FOR IMMEDIATE USE: AUGUST 2009
FAMOUS AUTHOR BACKS KEEP JOHNNIE WALKER IN KILMARNOCK CAMPAIGN
Famous Scottish author William McIlvanney added his support to the swelling campaign to Keep Johnnie Walker in Kilmarnock, when he visited recently to make a film for BBC’s The One Show.
Willie, who was born in Kilmarnock in 1936 and now lives in Glasgow, spent the day with the BBC film crew. They visited various locations around town, including Grange Street and West George Street, where Willie spoke to several ex-Johnnie Walker workers.
He also chatted to passers-by in Bank Street about the plight of hundreds in the town facing joblessness and the fight to save 700 Johnnie Walker jobs in Kilmarnock.

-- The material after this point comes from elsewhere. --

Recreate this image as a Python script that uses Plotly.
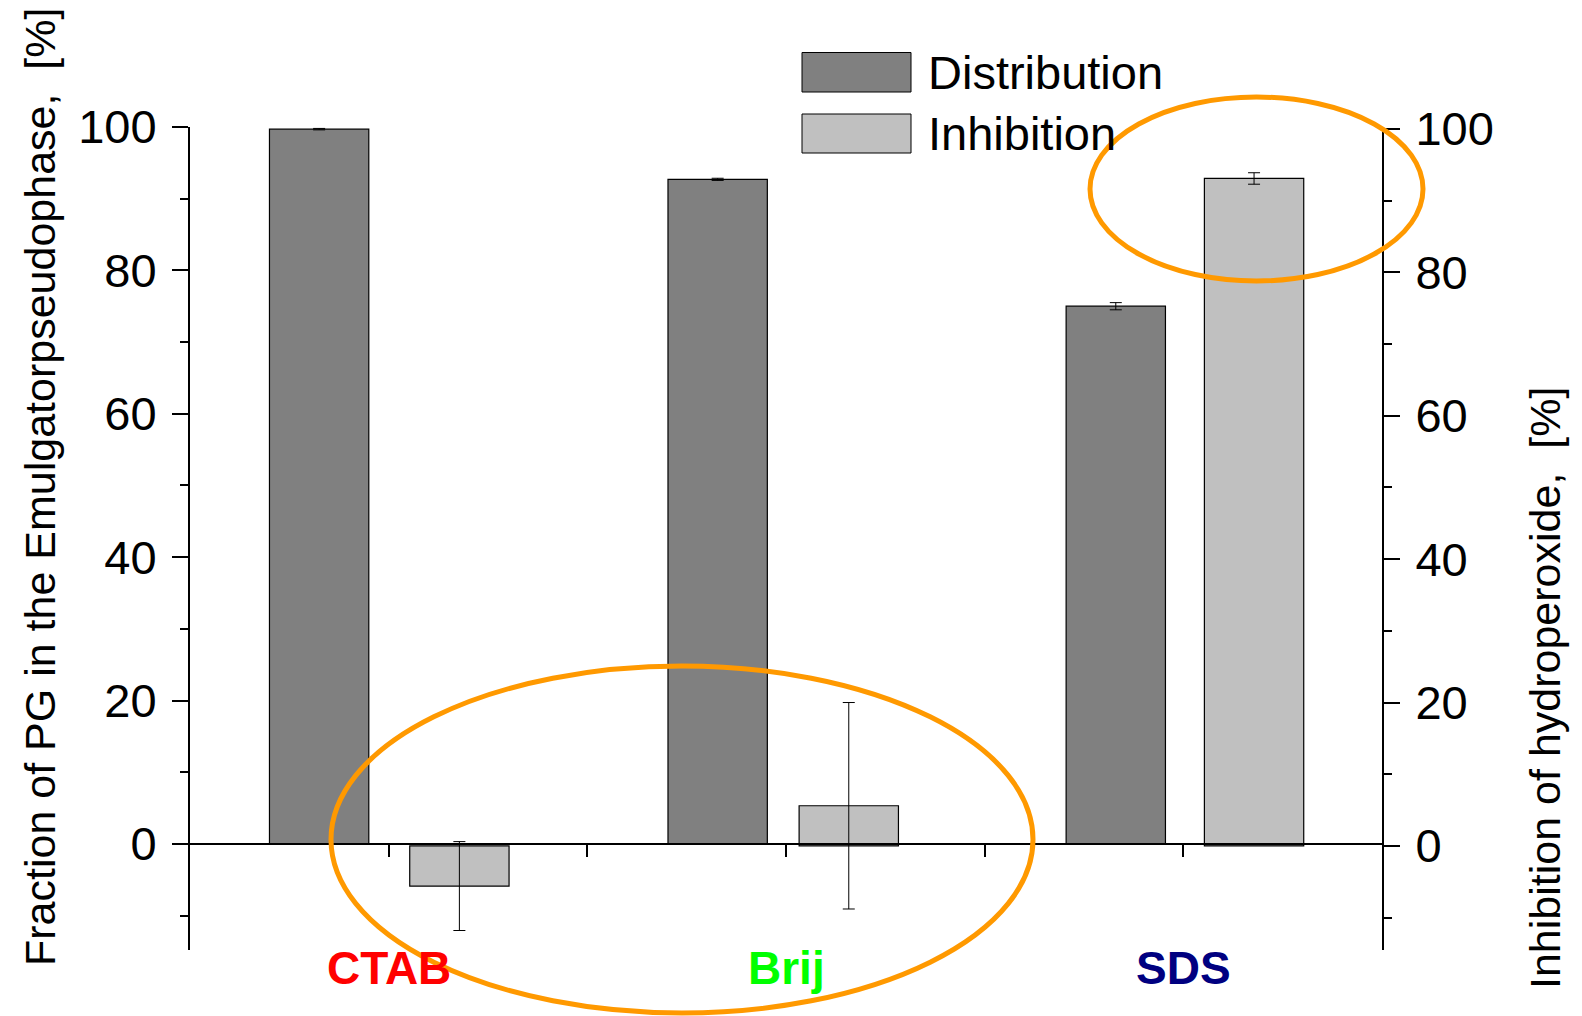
import plotly.graph_objects as go

categories = ["CTAB", "Brij", "SDS"]
cat_colors = ["#FF0000", "#00FF00", "#000080"]
cat_pos = [1, 2, 3]
series_names = ["Distribution", "Inhibition"]
distribution = [99.7, 92.7, 75.0]
distribution_err = [0.1, 0.15, 0.5]
inhibition = [-5.6, 5.6, 93.1]
inhibition_err = [6.2, 14.4, 0.8]
y_ticks = [0, 20, 40, 60, 80, 100]

OFF = 8  # page body margin
W, H = 1582 - OFF, 1016 - OFF
L, R, T, B = 190, 1382, 127, 950  # page pixel coordinates of the plot area
PW, PH = R - L, B - T
def px(x):
    return (x - L) / PW
def py(y):
    return (B - y) / PH

FONT = "Arial, Liberation Sans, sans-serif"
y_lo, y_hi = -14.8, 100.0
shift = 0.28

fig = go.Figure()
fig.add_trace(go.Bar(
    x=cat_pos, y=distribution, name=series_names[0],
    offset=[-0.30, -0.297, -0.295], width=0.25,
    marker=dict(color="#808080", line=dict(color="black", width=1.2)),
    error_y=dict(type="data", array=distribution_err, color="black", thickness=1, width=6),
    yaxis="y", showlegend=False,
))
fig.add_trace(go.Bar(
    x=cat_pos, y=inhibition, name=series_names[1],
    offset=[0.053, 0.033, 0.053], width=0.25,
    marker=dict(color="#C0C0C0", line=dict(color="black", width=1.2)),
    error_y=dict(type="data", array=inhibition_err, color="black", thickness=1, width=6),
    yaxis="y2", showlegend=False,
))

axis_common = dict(
    showline=True, linecolor="black", linewidth=2,
    ticks="outside", ticklen=16, tickwidth=2, tickcolor="black",
    tickvals=y_ticks, showgrid=False, zeroline=False,
    tickfont=dict(family=FONT, size=47, color="black"),
    ticklabelstandoff=6,
    minor=dict(dtick=10, tick0=0, ticks="outside", ticklen=8, tickwidth=2, tickcolor="black", showgrid=False),
)

fig.update_layout(
    width=W, height=H,
    margin=dict(l=L - OFF, r=W - (R - OFF), t=T - OFF, b=H - (B - OFF), pad=0),
    paper_bgcolor="white", plot_bgcolor="white",
    barmode="overlay",
    xaxis=dict(
        range=[0.5, 3.5], anchor="free", position=(0 - y_lo) / (y_hi - y_lo),
        showline=True, linecolor="black", linewidth=2,
        ticks="outside", ticklen=12, tickwidth=2, tickcolor="black",
        tickvals=[1, 1.5, 2, 2.5, 3], showticklabels=False,
        showgrid=False, zeroline=False,
    ),
    yaxis=dict(range=[y_lo, y_hi], **axis_common),
    yaxis2=dict(range=[y_lo + shift, y_hi + shift], overlaying="y", side="right", anchor="x", **axis_common),
)

annotations = []
for c, col, xp in zip(categories, cat_colors, cat_pos):
    annotations.append(dict(
        x=xp, y=py(968), xref="x", yref="paper", text="<b>%s</b>" % c,
        showarrow=False, xanchor="center", yanchor="middle",
        font=dict(family=FONT, size=46, color=col),
    ))
annotations.append(dict(
    x=px(40), y=py(487), xref="paper", yref="paper",
    text="Fraction of PG in the Emulgatorpseudophase,  [%]", textangle=-90,
    showarrow=False, xanchor="center", yanchor="middle",
    font=dict(family=FONT, size=43, color="black"),
))
annotations.append(dict(
    x=px(1545), y=py(688), xref="paper", yref="paper",
    text="Inhibition of hydroperoxide,  [%]", textangle=-90,
    showarrow=False, xanchor="center", yanchor="middle",
    font=dict(family=FONT, size=43, color="black"),
))
# legend
leg_items = [(series_names[0], "#808080", 52.5, 92), (series_names[1], "#C0C0C0", 114, 153)]
shapes = []
for name, col, y0, y1 in leg_items:
    shapes.append(dict(type="rect", xref="paper", yref="paper",
                       x0=px(802), x1=px(911), y0=py(y1), y1=py(y0),
                       fillcolor=col, line=dict(color="black", width=1)))
    annotations.append(dict(
        x=px(926), y=py((y0 + y1) / 2), xref="paper", yref="paper", text=name,
        showarrow=False, xanchor="left", yanchor="middle",
        font=dict(family=FONT, size=47, color="black"),
    ))
# highlight ellipses
for x0, x1, y0, y1 in [(331, 1033, 666, 1013), (1090, 1423, 97, 281)]:
    shapes.append(dict(type="circle", xref="paper", yref="paper",
                       x0=px(x0), x1=px(x1), y0=py(y1), y1=py(y0),
                       line=dict(color="rgb(255,153,0)", width=5), layer="above"))

fig.update_layout(annotations=annotations, shapes=shapes)
fig.write_html("out.html")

Mr McIlvanney, who had been abroad when the 20,000 strong mass rally was held, said: “I couldn’t believe the passion in the place. I only wish I had been able to be at the march.”
He added: “It was the Kilmarnock Edition of Robert Burns that introduced his poems to the world – poems which had at their core a profound belief in the dignity and importance of the ordinary worker.
“It is bitterly ironic that what is probably the second most famous product of Kilmarnock, Johnnie Walker whisky, is now being used to subvert that belief, to demonstrate utter contempt for the ordinary workers who, over generations, have made the product the respected world brand it is today.
“It’s enough to make Robert Burns turn in his grave at a thousand revs a minute.
“Diageo, the current owners of Johnnie Walker, can have no motivation for closing down the plant in Kilmarnock but greed. Having made over £2 billion profits last year, they are trying to devise ways of making more, regardless of the devastating impact their soulless pursuit of
money will have on the lives of those who made their product so profitable in the first place. There can be no response to such contempt for people but total opposition.”
Other well-known Scots backing the campaign include the Proclaimers, Biffy Clyro, Eddi Reader, Trashcan Sinatras and poet Rab Wilson.
For more information, visit www.keepjohnniewalkerinkilmarnock.com.
Note to editors:
William McIlvanney was born in Kilmarnock in 1936, the youngest of four children of a miner who took part in the 1926 General Strike. His father died when Willie was eighteen, an experience reflected in his first novel Remedy is None. Willie was educated at Kilmarnock
Academy and was the first member of his family to go to university. He was an English teacher in Ayrshire, before becoming a full-time writer in 1975.
Remedy is None (1966) won the Geoffrey Faber Memorial Prize. Docherty (1975), a moving portrait of a miner whose courage is tested during the depression, won the Whitbread Novel Award. Other works include The Big Man, The Kiln, Laidlaw, The Papers of Tony Veitch and Weekend. Some of his stories are set in Graithnock, a fictional town based on Kilmarnock.